Read the Ultimate Guide

Crowd Controlled

You are buying this because everyone else does. That is the only reason. You think that if you just have the same mouse as s1mple or TenZ, you will finally stop bottom-fragging in Valorant. Spoiler: you won’t. Logitech knows this. They have built an empire on your insecurity, packaging it into a 60-gram lump of plastic that says “Pro” on the side. This mouse is not a tool; it is a talisman against your own mediocrity.

The Potato

They call it “safe.” I call it a potato. The shape of the Superlight 2 is designed to offend absolutely no one, which means it excites absolutely no one. It fills the hand like a bar of soap—competent, smooth, and utterly devoid of character. The coating has been updated, but if your hands get even slightly sweaty, it turns into a greased pig. You will need the included grip tape, which makes your $160 premium peripheral look like a science project.

The clicks, however, are a different story. The new LIGHTFORCE hybrid switches are loud. Not “satisfying mechanical click” loud—more like “snapping a dry twig in a quiet library” loud. They are heavy, tactile, and stiff. You will never accidentally misclick, but you might wake up your roommates.

The Adjustment Period

Coming from the original Superlight? The only adjustment is realizing your muscle memory is intact but your wallet is lighter. Coming from basically anything else? Prepare for the “Superlight Effect.” You will overshoot every target for three days because the balance is so unnaturally perfect it feels like the mouse is floating. It’s not actually the lightest mouse on the market anymore—Razer has it beat by 6 grams—but Logitech’s weight distribution is black magic.

The Daily Grind

Using this mouse is like driving a Toyota Camry. It starts every time. It never breaks down. It gets you from point A to point B with zero drama. The tracking is flawless, thanks to the HERO 2 sensor which has been updated to support 8000Hz polling (if you hate your battery life). But there is no joy in it. The stock mouse feet are a crime against humanity—thin, scratchy PTFE that feels like dragging your mouse across a chalkboard until they break in.

However, the “safe” shape that made it famous is now its biggest liability. In a world where competitors like the Razer Viper V3 Pro offer better coatings, native 8K polling, and significantly better stock feet for the same price, the Superlight 2 feels like it’s coasting on tenure.
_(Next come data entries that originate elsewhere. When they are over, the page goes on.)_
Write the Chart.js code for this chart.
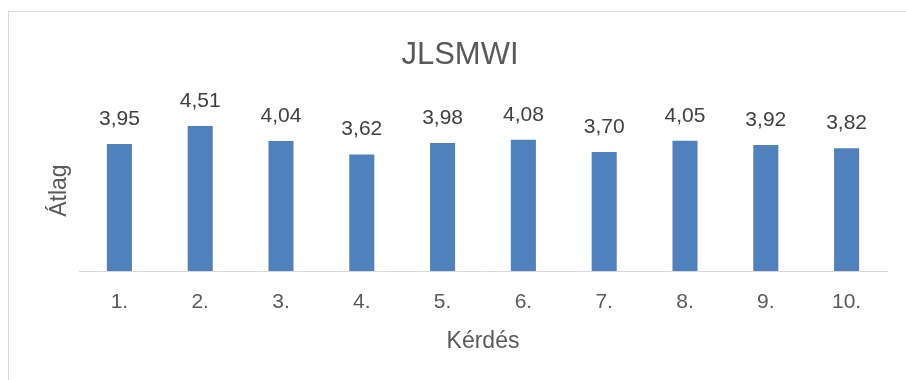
<!DOCTYPE html>
<html>
<head>
<meta charset="utf-8">
<script src="https://cdn.jsdelivr.net/npm/chart.js@4.4.1/dist/chart.umd.min.js"></script>
<style>
  html, body { margin: 0; padding: 0; background: #fff; }
  #wrap { position: relative; width: 906px; height: 380px; overflow: hidden; }
  #frame { position: absolute; left: 8px; top: 11px; width: 920px; height: 400px; border: 1px solid #d9d9d9; }
  canvas { position: absolute; left: 0; top: 0; }
</style>
</head>
<body>
<div id="wrap">
  <div id="frame"></div>
  <canvas id="chart" width="906" height="380"></canvas>
</div>
<script>
// 질문별 평균
const categories = ['1.', '2.', '3.', '4.', '5.', '6.', '7.', '8.', '9.', '10.'];
const averages = [3.95, 4.51, 4.04, 3.62, 3.98, 4.08, 3.70, 4.05, 3.92, 3.82];
const FONT = "'Liberation Sans', Arial, sans-serif";

/* ── 막대 위 값 라벨 ── */
const valueLabelPlugin = {
  id: 'valueLabel',
  afterDatasetsDraw(chart) {
    const { ctx } = chart;
    const meta = chart.getDatasetMeta(0);
    ctx.save();
    ctx.font = `21px ${FONT}`;
    ctx.fillStyle = '#404040';
    ctx.textAlign = 'center';
    ctx.textBaseline = 'middle';
    meta.data.forEach((bar, i) => {
      const txt = averages[i].toFixed(2).replace('.', ',');
      ctx.fillText(txt, bar.x, bar.y - 25);
    });
    ctx.restore();
  },
};

new Chart(document.getElementById('chart'), {
  type: 'bar',
  data: {
    labels: categories,
    datasets: [{
      data: averages,
      backgroundColor: '#4f81bd',
      borderWidth: 0,
      barPercentage: 0.31,
      categoryPercentage: 1,
    }],
  },
  plugins: [valueLabelPlugin],
  options: {
    responsive: false,
    animation: false,
    layout: { padding: { left: 33, right: 19, top: 0, bottom: 0 } },
    plugins: {
      legend: { display: false },
      tooltip: { enabled: false },
      title: {
        display: true,
        text: 'JLSMWI',
        color: '#595959',
        font: { family: FONT, size: 31, weight: 'normal' },
        padding: { top: 37, bottom: 36 },
      },
    },
    scales: {
      x: {
        grid: { display: false, drawTicks: false },
        border: { display: true, color: '#d9d9d9', width: 1 },
        ticks: { color: '#595959', font: { family: FONT, size: 21 }, padding: 19 },
        title: {
          display: true,
          text: 'Kérdés',
          color: '#595959',
          font: { family: FONT, size: 23 },
          padding: { top: 0, bottom: 25 },
        },
        afterFit(scale) { scale.height = 109; },
      },
      y: {
        min: 0,
        max: 5,
        grid: { display: false, drawTicks: false },
        border: { display: false },
        ticks: { display: false },
        title: {
          display: true,
          text: 'Átlag',
          color: '#595959',
          font: { family: FONT, size: 23 },
          padding: { top: 13, bottom: 0 },
        },
        afterFit(scale) { scale.width = 46; },
      },
    },
  },
});
</script>
</body>
</html>
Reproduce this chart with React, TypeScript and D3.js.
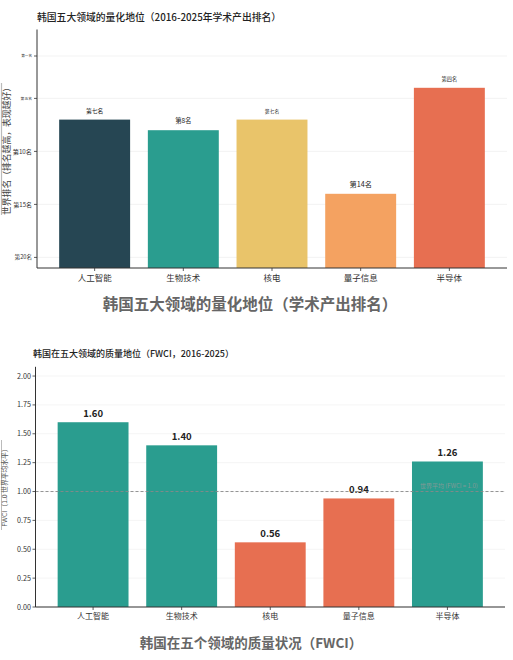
import React from "react";
import * as d3 from "d3";

const categories = ["人工智能", "生物技术", "核电", "量子信息", "半导体"];
const ranks = [7, 8, 7, 14, 4];
const rankLabels = ["第七名", "第8名", "第七名", "第14名", "第四名"];
const rankLabelSizes = [5.8, 6.4, 4.8, 7.2, 5.2];
const rankColors = ["#264653", "#2a9d8f", "#e9c46a", "#f4a261", "#e76f51"];
const rankTicks = [1, 5, 10, 15, 20];
const rankTickLabels = ["第一名", "第五名", "第10名", "第15名", "第20名"];
const rankTickSizes = [3.6, 3.8, 6.2, 6, 5.6];

const fwci = [1.6, 1.4, 0.56, 0.94, 1.26];
const fwciTicks = [0, 0.25, 0.5, 0.75, 1.0, 1.25, 1.5, 1.75, 2.0];
const fwciBaseline = 1.0;

const FONT = "'Noto Sans CJK SC', 'Noto Sans', sans-serif";

export default function App() {
  // top chart scales
  const x1 = d3.scaleLinear().domain([-0.65, 4.65]).range([37, 507]);
  const y1 = d3.scaleLinear().domain([21, -1.5]).range([268, 29.5]);
  const bw1 = x1(0.4) - x1(-0.4);

  // bottom chart scales
  const x2 = d3.scaleLinear().domain([-0.65, 4.65]).range([35.5, 505]);
  const y2 = d3.scaleLinear().domain([0, 2.08]).range([607, 366.8]);
  const bw2 = x2(0.4) - x2(-0.4);

  return (
    <div style={{ position: "absolute", left: 0, top: 0 }}>
      <svg width={513} height={660} style={{ display: "block", background: "#fff" }} fontFamily={FONT}>
        {/* ===== Top chart ===== */}
        <text x={37} y={20.5} fontSize={9.8} fontWeight={500} fill="#222">
          韩国五大领域的量化地位（2016-2025年学术产出排名）
        </text>
        {rankTicks.map((t, i) => (
          <g key={"rt" + i}>
            <line x1={37} x2={507} y1={y1(t)} y2={y1(t)} stroke="#f0f0f0" strokeWidth={0.8} />
            <line x1={34} x2={37} y1={y1(t)} y2={y1(t)} stroke="#333" strokeWidth={0.8} />
            <text x={32} y={y1(t)} dy="0.35em" textAnchor="end" fontSize={rankTickSizes[i]} fill="#333">
              {rankTickLabels[i]}
            </text>
          </g>
        ))}
        {categories.map((c, i) => {
          const top = y1(ranks[i]);
          return (
            <g key={"rb" + i}>
              <rect x={x1(i) - bw1 / 2} y={top} width={bw1} height={y1(21) - top} fill={rankColors[i]} />
              <text x={x1(i)} y={top - 7} textAnchor="middle" fontSize={rankLabelSizes[i]} fill="#222">
                {rankLabels[i]}
              </text>
              <line x1={x1(i)} x2={x1(i)} y1={268} y2={271} stroke="#333" strokeWidth={0.8} />
              <text x={x1(i)} y={280.5} textAnchor="middle" fontSize={8.5} fill="#333">
                {c}
              </text>
            </g>
          );
        })}
        <line x1={37} x2={37} y1={29.5} y2={268} stroke="#333" strokeWidth={1} />
        <line x1={37} x2={507} y1={268} y2={268} stroke="#333" strokeWidth={1} />
        <line x1={1.5} x2={1.5} y1={83} y2={215} stroke="#bbb" strokeWidth={1.2} />
        <text
          transform={`translate(10,${149}) rotate(-90)`}
          textAnchor="middle"
          fontSize={8.8}
          fill="#444"
        >
          世界排名（排名越高，表现越好）
        </text>
        <text x={250} y={310} textAnchor="middle" fontSize={15.5} fontWeight={600} fill="#666">
          韩国五大领域的量化地位（学术产出排名）
        </text>

        {/* ===== Bottom chart ===== */}
        <text x={33} y={357} fontSize={9} fontWeight={500} fill="#222">
          韩国在五大领域的质量地位（FWCI，2016-2025）
        </text>
        {fwciTicks.map((t, i) => (
          <g key={"ft" + i}>
            <line x1={35.5} x2={505} y1={y2(t)} y2={y2(t)} stroke="#f3f3f3" strokeWidth={0.8} />
            <line x1={32.5} x2={35.5} y1={y2(t)} y2={y2(t)} stroke="#333" strokeWidth={0.8} />
            <text x={31} y={y2(t)} dy="0.35em" textAnchor="end" fontSize={7.2} fill="#333">
              {d3.format(".2f")(t)}
            </text>
          </g>
        ))}
        {categories.map((c, i) => {
          const top = y2(fwci[i]);
          return (
            <g key={"fb" + i}>
              <rect
                x={x2(i) - bw2 / 2}
                y={top}
                width={bw2}
                height={y2(0) - top}
                fill={fwci[i] >= fwciBaseline ? "#2a9d8f" : "#e76f51"}
              />
              <text x={x2(i)} y={top - 5} textAnchor="middle" fontSize={9.5} fontWeight={700} fill="#222">
                {d3.format(".2f")(fwci[i])}
              </text>
              <line x1={x2(i)} x2={x2(i)} y1={607} y2={610} stroke="#333" strokeWidth={0.8} />
              <text x={x2(i)} y={619} textAnchor="middle" fontSize={8} fill="#333">
                {c}
              </text>
            </g>
          );
        })}
        <line
          x1={35.5}
          x2={505}
          y1={y2(fwciBaseline)}
          y2={y2(fwciBaseline)}
          stroke="#888"
          strokeWidth={0.9}
          strokeDasharray="3,2"
        />
        <text x={420} y={y2(fwciBaseline) - 4} fontSize={6} fill="#999" opacity={0.8}>
          世界平均 (FWCI = 1.0)
        </text>
        <line x1={35.5} x2={35.5} y1={366.8} y2={607} stroke="#333" strokeWidth={1} />
        <line x1={35.5} x2={505} y1={607} y2={607} stroke="#333" strokeWidth={1} />
        <line x1={1.5} x2={1.5} y1={440} y2={530} stroke="#bbb" strokeWidth={1} />
        <text
          transform={`translate(7,${486}) rotate(-90)`}
          textAnchor="middle"
          fontSize={6.8}
          fill="#555"
        >
          FWCI（1.0 世界平均水平）
        </text>
        <text x={251} y={648} textAnchor="middle" fontSize={13.5} fontWeight={600} fill="#666">
          韩国在五个领域的质量状况（FWCI）
        </text>
      </svg>
    </div>
  );
}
It is a fantastic mouse for people who want to plug something in and never think about it again. For everyone else, it’s a $160 admission that you have given up on fun.

Want the current king of specs? The Razer Viper V3 Pro matches the price but offers a better sensor, better feet, and 8KHz polling out of the box.

Read Razer Viper V3 Pro Review

The Tank

Logitech built a tank that weighs less than a tennis ball. You can squeeze this thing until your knuckles turn white, and it will not creak, flex, or groan. In a market flooded with honeycomb shells that crumble if you look at them wrong, the Superlight 2’s structural integrity is genuinely impressive. It feels dense, premium, and ready to survive your inevitable rage quits.

The Bloatware

G Hub is a resource-hungry parasite that wants to manage your life. It is confusing, buggy, and occasionally decides to reset your DPI for fun. The good news is that the Superlight 2 has onboard memory. Configure it once, save your profile, and then uninstall G Hub with extreme prejudice. Or use the Onboard Memory Manager (OMM), which is the only piece of software Logitech has ever made that respects your intelligence.

The Numbers

> Specs

  • Dimensions 125.0 mm (H) x 63.5 mm (W) x 40.0 mm (D)
  • Weight 60g
  • Sensor HERO 2
  • Max Sensitivity 32,000 DPI (Software updated to 44k)
  • Polling Rate 4000Hz (Updated to 8000Hz)
  • Battery Life Up to 95 hours (Constant Motion)
  • Switches LIGHTFORCE Hybrid Optical-Mechanical
  • Connectivity LIGHTSPEED Wireless / Wired USB-C
  • Onboard Memory Yes

The Mob Speaks

The community consensus is that Logitech is resting on its laurels. On r/MouseReview, the sentiment is clear: the Razer Viper V3 Pro has objectively better specs, better coating, and better stock feet. Users are particularly salty about the “Resistance Mode” bug that makes the sensor feel weird after waking from sleep, and the questionable stability of the 4KHz polling rate on some setups.

However, the “safe shape” defense remains strong. Even haters admit that reliability is king. As the folks on r/LogitechG point out, the optical switches have finally killed the double-click issue dead. One user summarized it perfectly: “It’s boring, expensive, and the feet suck. I bought two.”